ISBN: 80-7215-210-6|Published: 2003|Pages: 136|SOLD
Binding: Softbound|Format: 160 x 180 mm|Graphic design: Pavel Lev, Studio Najbrt
Václav Chochola (1923–2005) is an exceptional figure in Czech photography, moving back and forth between art photography, documentary, and straightforward reporting. He has lived in direct contact with cultural events, and has found many of his motifs in the city, particularly on the outskirts of Prague, where he was born. He was inspired by Surrealism, the artists in Skupina 42, urban life and civilization, and post-war Existentialism.
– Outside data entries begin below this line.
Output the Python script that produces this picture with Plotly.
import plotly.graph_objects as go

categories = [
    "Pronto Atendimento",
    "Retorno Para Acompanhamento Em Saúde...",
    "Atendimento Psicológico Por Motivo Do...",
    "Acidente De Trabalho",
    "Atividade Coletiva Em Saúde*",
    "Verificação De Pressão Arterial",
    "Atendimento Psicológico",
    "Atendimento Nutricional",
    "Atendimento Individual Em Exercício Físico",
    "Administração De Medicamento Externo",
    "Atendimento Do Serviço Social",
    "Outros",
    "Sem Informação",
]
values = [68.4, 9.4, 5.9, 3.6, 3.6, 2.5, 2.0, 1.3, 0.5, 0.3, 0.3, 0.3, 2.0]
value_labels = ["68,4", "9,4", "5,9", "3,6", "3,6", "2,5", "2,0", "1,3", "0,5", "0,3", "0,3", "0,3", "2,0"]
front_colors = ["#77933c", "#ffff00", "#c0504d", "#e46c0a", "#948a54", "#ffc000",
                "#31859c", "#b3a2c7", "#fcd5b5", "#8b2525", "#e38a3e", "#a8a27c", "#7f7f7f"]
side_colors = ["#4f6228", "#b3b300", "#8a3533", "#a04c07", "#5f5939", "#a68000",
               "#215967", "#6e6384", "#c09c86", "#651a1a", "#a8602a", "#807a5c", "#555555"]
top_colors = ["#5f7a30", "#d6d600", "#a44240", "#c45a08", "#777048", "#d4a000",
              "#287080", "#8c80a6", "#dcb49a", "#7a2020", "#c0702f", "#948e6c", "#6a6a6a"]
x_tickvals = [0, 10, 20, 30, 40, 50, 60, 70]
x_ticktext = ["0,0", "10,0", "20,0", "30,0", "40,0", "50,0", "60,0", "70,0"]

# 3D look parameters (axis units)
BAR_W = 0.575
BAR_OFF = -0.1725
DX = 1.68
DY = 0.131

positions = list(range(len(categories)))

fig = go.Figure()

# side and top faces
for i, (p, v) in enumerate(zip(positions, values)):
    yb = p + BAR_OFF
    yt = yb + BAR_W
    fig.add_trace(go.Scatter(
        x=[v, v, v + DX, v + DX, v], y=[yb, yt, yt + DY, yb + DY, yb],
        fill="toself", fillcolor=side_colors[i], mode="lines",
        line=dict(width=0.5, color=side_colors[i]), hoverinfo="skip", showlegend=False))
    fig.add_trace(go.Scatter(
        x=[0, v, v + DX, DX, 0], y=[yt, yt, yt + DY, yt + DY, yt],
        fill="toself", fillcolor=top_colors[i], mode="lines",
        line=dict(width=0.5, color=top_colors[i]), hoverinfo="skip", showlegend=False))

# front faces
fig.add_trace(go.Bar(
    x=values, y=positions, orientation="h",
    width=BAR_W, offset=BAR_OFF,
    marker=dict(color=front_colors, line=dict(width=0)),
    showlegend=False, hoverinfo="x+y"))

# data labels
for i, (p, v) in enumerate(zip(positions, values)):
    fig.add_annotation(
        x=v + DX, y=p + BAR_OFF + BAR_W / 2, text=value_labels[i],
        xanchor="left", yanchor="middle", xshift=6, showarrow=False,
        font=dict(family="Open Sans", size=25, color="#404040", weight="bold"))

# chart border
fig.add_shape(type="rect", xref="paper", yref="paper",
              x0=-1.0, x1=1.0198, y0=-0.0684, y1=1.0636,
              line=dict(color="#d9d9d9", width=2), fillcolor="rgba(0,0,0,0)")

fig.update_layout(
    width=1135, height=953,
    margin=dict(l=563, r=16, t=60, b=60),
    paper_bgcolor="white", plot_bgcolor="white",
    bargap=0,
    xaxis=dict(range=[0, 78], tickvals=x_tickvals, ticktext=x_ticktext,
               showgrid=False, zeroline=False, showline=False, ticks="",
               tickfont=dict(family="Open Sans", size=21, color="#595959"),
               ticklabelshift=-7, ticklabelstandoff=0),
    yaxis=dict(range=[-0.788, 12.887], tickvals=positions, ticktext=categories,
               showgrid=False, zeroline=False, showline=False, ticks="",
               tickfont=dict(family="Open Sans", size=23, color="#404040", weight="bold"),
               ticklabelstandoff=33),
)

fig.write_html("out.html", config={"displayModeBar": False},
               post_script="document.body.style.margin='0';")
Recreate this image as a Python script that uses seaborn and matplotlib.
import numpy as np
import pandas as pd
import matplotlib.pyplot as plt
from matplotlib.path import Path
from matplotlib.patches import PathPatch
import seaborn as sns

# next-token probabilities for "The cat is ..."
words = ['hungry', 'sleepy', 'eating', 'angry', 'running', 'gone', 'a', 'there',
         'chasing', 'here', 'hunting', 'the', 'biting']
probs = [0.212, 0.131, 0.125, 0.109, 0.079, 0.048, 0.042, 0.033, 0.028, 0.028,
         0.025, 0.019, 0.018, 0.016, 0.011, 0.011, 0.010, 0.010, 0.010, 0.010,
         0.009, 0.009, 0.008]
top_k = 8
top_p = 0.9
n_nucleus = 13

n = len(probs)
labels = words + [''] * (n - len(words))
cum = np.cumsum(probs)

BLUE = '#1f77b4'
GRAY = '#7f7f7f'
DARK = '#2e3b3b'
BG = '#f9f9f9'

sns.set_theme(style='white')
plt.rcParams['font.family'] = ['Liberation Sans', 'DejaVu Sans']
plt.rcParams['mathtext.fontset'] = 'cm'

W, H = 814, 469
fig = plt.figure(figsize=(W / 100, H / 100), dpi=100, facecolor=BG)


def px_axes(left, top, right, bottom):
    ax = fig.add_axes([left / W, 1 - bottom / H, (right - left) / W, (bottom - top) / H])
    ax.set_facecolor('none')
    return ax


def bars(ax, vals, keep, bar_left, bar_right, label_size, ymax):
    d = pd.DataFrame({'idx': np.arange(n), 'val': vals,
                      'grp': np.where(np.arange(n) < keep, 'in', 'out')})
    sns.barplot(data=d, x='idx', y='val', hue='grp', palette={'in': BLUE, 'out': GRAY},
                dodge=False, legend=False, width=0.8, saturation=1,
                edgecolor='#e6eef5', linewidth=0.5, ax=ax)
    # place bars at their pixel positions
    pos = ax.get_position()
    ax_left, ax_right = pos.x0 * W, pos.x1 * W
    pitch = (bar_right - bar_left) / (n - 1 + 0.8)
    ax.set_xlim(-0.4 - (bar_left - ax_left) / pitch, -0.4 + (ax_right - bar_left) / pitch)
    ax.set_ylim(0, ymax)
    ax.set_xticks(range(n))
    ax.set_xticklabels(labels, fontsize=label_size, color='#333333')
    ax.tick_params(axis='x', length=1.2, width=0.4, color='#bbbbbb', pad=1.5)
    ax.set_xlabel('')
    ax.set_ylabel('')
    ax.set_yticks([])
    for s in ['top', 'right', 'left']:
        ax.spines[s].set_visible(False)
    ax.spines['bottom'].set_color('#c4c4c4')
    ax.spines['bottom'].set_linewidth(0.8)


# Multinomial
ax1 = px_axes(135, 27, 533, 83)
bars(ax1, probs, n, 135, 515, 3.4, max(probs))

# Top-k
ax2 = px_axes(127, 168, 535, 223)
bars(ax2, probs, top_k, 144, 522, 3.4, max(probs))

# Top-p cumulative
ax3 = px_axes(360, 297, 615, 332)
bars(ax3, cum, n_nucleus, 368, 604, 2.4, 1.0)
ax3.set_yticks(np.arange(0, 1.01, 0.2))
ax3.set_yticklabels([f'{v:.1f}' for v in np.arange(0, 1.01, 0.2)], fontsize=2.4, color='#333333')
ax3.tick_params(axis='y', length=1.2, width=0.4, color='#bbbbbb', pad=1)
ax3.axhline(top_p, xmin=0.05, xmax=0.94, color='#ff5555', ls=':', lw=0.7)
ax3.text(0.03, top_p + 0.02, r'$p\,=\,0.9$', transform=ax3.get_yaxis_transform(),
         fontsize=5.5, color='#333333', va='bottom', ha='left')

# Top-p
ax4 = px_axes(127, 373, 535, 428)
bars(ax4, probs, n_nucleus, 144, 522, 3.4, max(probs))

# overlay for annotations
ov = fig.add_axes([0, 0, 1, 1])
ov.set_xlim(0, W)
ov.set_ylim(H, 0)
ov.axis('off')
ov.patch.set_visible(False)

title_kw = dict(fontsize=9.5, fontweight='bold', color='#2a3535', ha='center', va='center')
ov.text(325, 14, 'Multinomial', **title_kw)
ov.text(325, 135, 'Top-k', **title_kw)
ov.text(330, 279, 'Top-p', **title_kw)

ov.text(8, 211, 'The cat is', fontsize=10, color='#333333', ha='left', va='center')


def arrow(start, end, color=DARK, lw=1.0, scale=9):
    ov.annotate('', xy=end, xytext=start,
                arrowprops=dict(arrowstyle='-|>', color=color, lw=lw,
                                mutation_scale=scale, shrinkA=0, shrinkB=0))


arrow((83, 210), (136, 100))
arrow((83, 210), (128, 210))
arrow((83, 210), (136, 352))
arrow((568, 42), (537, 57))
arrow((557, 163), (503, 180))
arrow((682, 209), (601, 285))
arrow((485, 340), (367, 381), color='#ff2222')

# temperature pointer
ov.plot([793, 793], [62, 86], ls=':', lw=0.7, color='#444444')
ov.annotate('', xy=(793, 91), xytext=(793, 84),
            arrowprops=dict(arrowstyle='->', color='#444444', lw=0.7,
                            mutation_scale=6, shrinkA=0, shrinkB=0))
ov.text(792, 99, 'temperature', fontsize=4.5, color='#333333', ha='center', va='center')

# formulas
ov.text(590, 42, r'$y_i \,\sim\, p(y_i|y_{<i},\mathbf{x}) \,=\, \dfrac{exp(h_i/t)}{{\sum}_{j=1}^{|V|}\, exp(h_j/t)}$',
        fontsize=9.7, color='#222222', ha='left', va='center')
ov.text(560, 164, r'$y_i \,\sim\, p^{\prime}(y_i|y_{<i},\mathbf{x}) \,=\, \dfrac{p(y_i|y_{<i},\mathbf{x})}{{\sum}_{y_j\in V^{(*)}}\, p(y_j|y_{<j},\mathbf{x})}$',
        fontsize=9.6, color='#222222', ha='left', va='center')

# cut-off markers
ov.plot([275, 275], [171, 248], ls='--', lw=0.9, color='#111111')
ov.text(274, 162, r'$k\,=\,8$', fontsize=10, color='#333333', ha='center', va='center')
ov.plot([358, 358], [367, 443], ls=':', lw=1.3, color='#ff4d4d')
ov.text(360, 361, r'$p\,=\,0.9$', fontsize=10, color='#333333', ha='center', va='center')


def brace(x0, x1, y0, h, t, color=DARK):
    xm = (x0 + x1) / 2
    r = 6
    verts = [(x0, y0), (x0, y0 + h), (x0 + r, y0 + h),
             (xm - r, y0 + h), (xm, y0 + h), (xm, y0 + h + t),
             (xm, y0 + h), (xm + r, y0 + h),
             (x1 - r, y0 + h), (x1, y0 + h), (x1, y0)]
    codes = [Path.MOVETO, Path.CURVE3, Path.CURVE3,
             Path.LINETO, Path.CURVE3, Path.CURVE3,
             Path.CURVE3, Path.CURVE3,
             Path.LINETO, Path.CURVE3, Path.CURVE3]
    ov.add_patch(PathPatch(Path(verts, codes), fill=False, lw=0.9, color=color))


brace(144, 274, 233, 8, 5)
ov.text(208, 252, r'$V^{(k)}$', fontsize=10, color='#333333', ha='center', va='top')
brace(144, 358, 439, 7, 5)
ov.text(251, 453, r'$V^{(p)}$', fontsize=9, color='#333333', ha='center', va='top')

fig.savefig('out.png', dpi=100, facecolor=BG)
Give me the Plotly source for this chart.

When first published in the 1960s, Chochola’s nudes became a fundamental part of Czech photography. In his fascinating portraits he has managed in simple shorthand to suggest a definite setting to help him capture the personality of his subject. A substantial number of his photographs use nontraditional techniques, and he has made photograms, montages, and “rollages.” His approach to his oeuvre, however, has always been purely photographic, from simple snapshots to intuitively staged reality. His friendships with numerous Czech artists, especially in the 1940s, 50s, and 60s, introduced him to many of the contemporary ideas, which he then expressed in unique photographic forms. The author of the introductory essay, Aleš Kuneš, is a critic, theorist of photography, exhibition organizer, and teacher at the Institute of Creative Photography, Silesian University, Opava.